The material Chris sent introduced me to the Balanced Scorecard approach (see here for an introduction to the balanced score card, but the basic idea is to apply more than just short term finances to evaluation of success, particularly when developing intangible capital). The espida group are applying this to digitation curation.
One of the things James Currall (from espida) appears to have talked about (at the curation cost model meeting) is the value-time behaviour of items, which he depicted in the following diagram (I will give a proper reference to where this comes from when I have one): and he talked about a number of asset classes that one might look at preserving, which included research data. What struck me though was the implicit assumption in the above figure that all things decrease in value with time. Leaving aside how historians feel about that, I felt obliged to redraw his figure as follows:
The point I’m making is that for us, and for our science community, data usually has an immediate value, associated with (and preceding paper writing), and then, because it’s generally something about the real world, the value increases with time, as it becomes part of our timeseries of world observations (athough, until it’s used, which might be when the timeseries is “long enough” - whatever that means - we might have difficulty in justifying holding it).
This has implications on our cost model (and perhaps our balanced score card when/if we get to that). In this case, facilitation is generally about helping that first bump, and then preservation is about ensuring that the slope of the value time graph for environemntal data is positive!
The difficulty with our output performance measures is how to capture the latter. One of things that the DMAG subcommittee discussed was measuring the number of datasets published. Leaving aside the definition of publication, I would argue we need to measure the amount of ingestion work that is done (both of new datasets, which is generally hard, and of additional data for old datasets, which although it ought to be easier, is something we generally do badly in terms of updating metadata). Perhaps we can add to our list of criteria, the age of the datasets we hold - the older they are, and the more complete the timeseries, the more important they are - even if they have no current users. Worse still, if the timeseries is not being added to, and we have no (current) users, then how do we evaluate how well we are preserving it, and what resources should be devoted to doing so?

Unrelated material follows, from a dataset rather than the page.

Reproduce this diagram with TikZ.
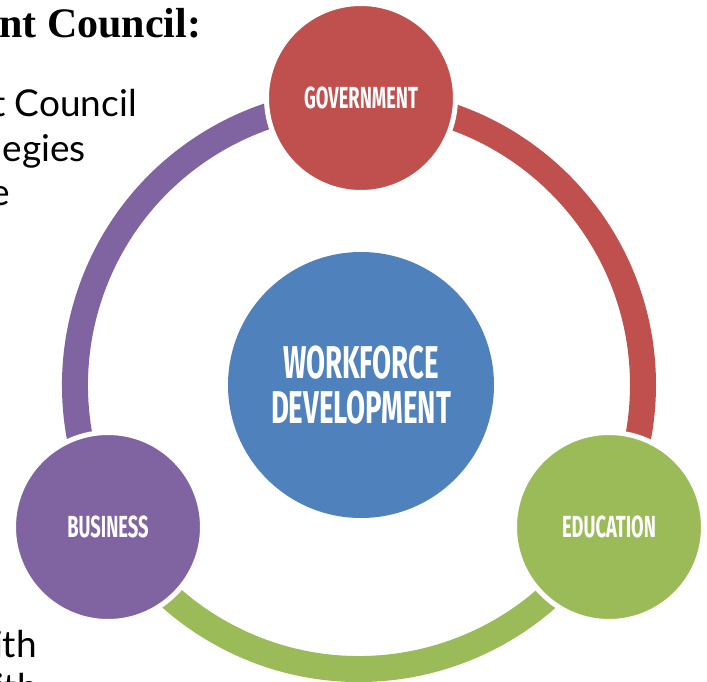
\documentclass[tikz,border=0pt]{standalone}
\usepackage{fontspec}
\setmainfont{Liberation Serif}
\newfontfamily\labelfont[FakeStretch=0.6]{Fira Sans}
\newfontfamily\bodyfont{Lato}
\definecolor{gred}{HTML}{C0504D}
\definecolor{gpurple}{HTML}{8064A2}
\definecolor{ggreen}{HTML}{9BBB59}
\definecolor{gblue}{HTML}{4F81BD}
\tikzset{
  ring/.style={line width=26pt},
  smallc/.style={circle, minimum size=189pt, inner sep=0pt, draw=white, line width=5pt,
    text=white, font=\labelfont\bfseries\fontsize{30.5}{30}\selectfont},
  bigc/.style={circle, minimum size=266pt, inner sep=0pt, fill=gblue, text=white,
    align=center, font=\labelfont\bfseries\fontsize{46}{45}\selectfont},
  body/.style={inner sep=0pt, font=\bodyfont\fontsize{37}{44}\selectfont},
  head/.style={inner sep=0pt, font=\bfseries\fontsize{42}{44}\selectfont}
}
\begin{document}
\begin{tikzpicture}[x=1pt, y=-1pt]
\useasboundingbox (0,0) rectangle (707,682);
\coordinate (rc) at (359,385);
% ring segments
\draw[ring, gpurple] (rc) ++(210:284pt) arc[start angle=210, end angle=90, radius=284pt];
\draw[ring, gred] (rc) ++(90:284pt) arc[start angle=90, end angle=-30, radius=284pt];
\draw[ring, ggreen] (rc) ++(-30:284pt) arc[start angle=-30, end angle=-150, radius=284pt];
% circles
\node[bigc] (wd) at (361,385) {WORKFORCE\\DEVELOPMENT};
\node[smallc, fill=gred] (gov) at (361,98) {GOVERNMENT};
\node[smallc, fill=gpurple] (bus) at (108,527) {BUSINESS};
\node[smallc, fill=ggreen] (edu) at (609,527) {EDUCATION};
% cropped slide text
\node[head, anchor=base west] (h1) at (-1,37.5) {nt Council:};
\node[body, anchor=base east] (t1) at (137,117) {t Council};
\node[body, anchor=base east] (t2) at (86,161.5) {egies};
\node[body, anchor=base east] (t3) at (10,205) {e};
\node[body, anchor=base east] (t4) at (37,657) {ith};
\node[body, anchor=base east] (t5) at (38,700) {ith};
\end{tikzpicture}
\end{document}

Update, August 2nd: James Currall tells me that when he actually gave his talk at the meeting the diagram had another curve on it: an upward increasing line representing the value of malt whisky with time … so he was already thinking about the class of things with values that increase with time (another example he suggested was artworks).
Me: I think wine would be a better example than malt whisky (which apparently always increases in value with time :-) … wine might or might not, but generally you don’t know til you open the bottle!
Cost Models (from “Bryan’s Blog” on (on Tuesday 20 May, 2008))
Sam and I had a good chat about cost models today - he’s in the process of honing the model we use for charging NERC for programme data management support.
Chris Rusbridge (on Tuesday 02 August, 2005)
There are a couple of comments I’d like to make. First is that (to my mind at least) to qualify for curation, the “facilitation” stage you suggest must indeed stretch for “long enough” (in the OAIS sense). If you have a resource that you create, modify in various ways over a comparatively short time, and then put away in a facility such as BADC for later re-use, I think that’s much more preservation than curation. But if your use and re-use continues over an extended period of time, then it is likely some of the same issues that bedevil digital preservation will arise.
Not everyone takes this view; for example MacKenzie Smith from MIT sees the curator as the active person in the digital preservation process. But it works for me!
The second comment relates to “the justification for holding it”. I remember a comment from a major industry executive, to the effect that he knew half his advertising budget was wasted; he just didn’t know which half. Libraries know x% of the books they buy won’t be read… for a while; they just don’t know which ones (the same is no doubt true of environmental datasets). This thought helps me, from time to time, get out of a utilitarian trap! Librarians might say it’s what collection policies are for…
James Currall (on Wednesday 17 August, 2005)
With reference to the wine example, the value of wine is not simply what it tastes like (“value known when you open the bottle”), but a whole range of things, including what someone is prepared to pay for it.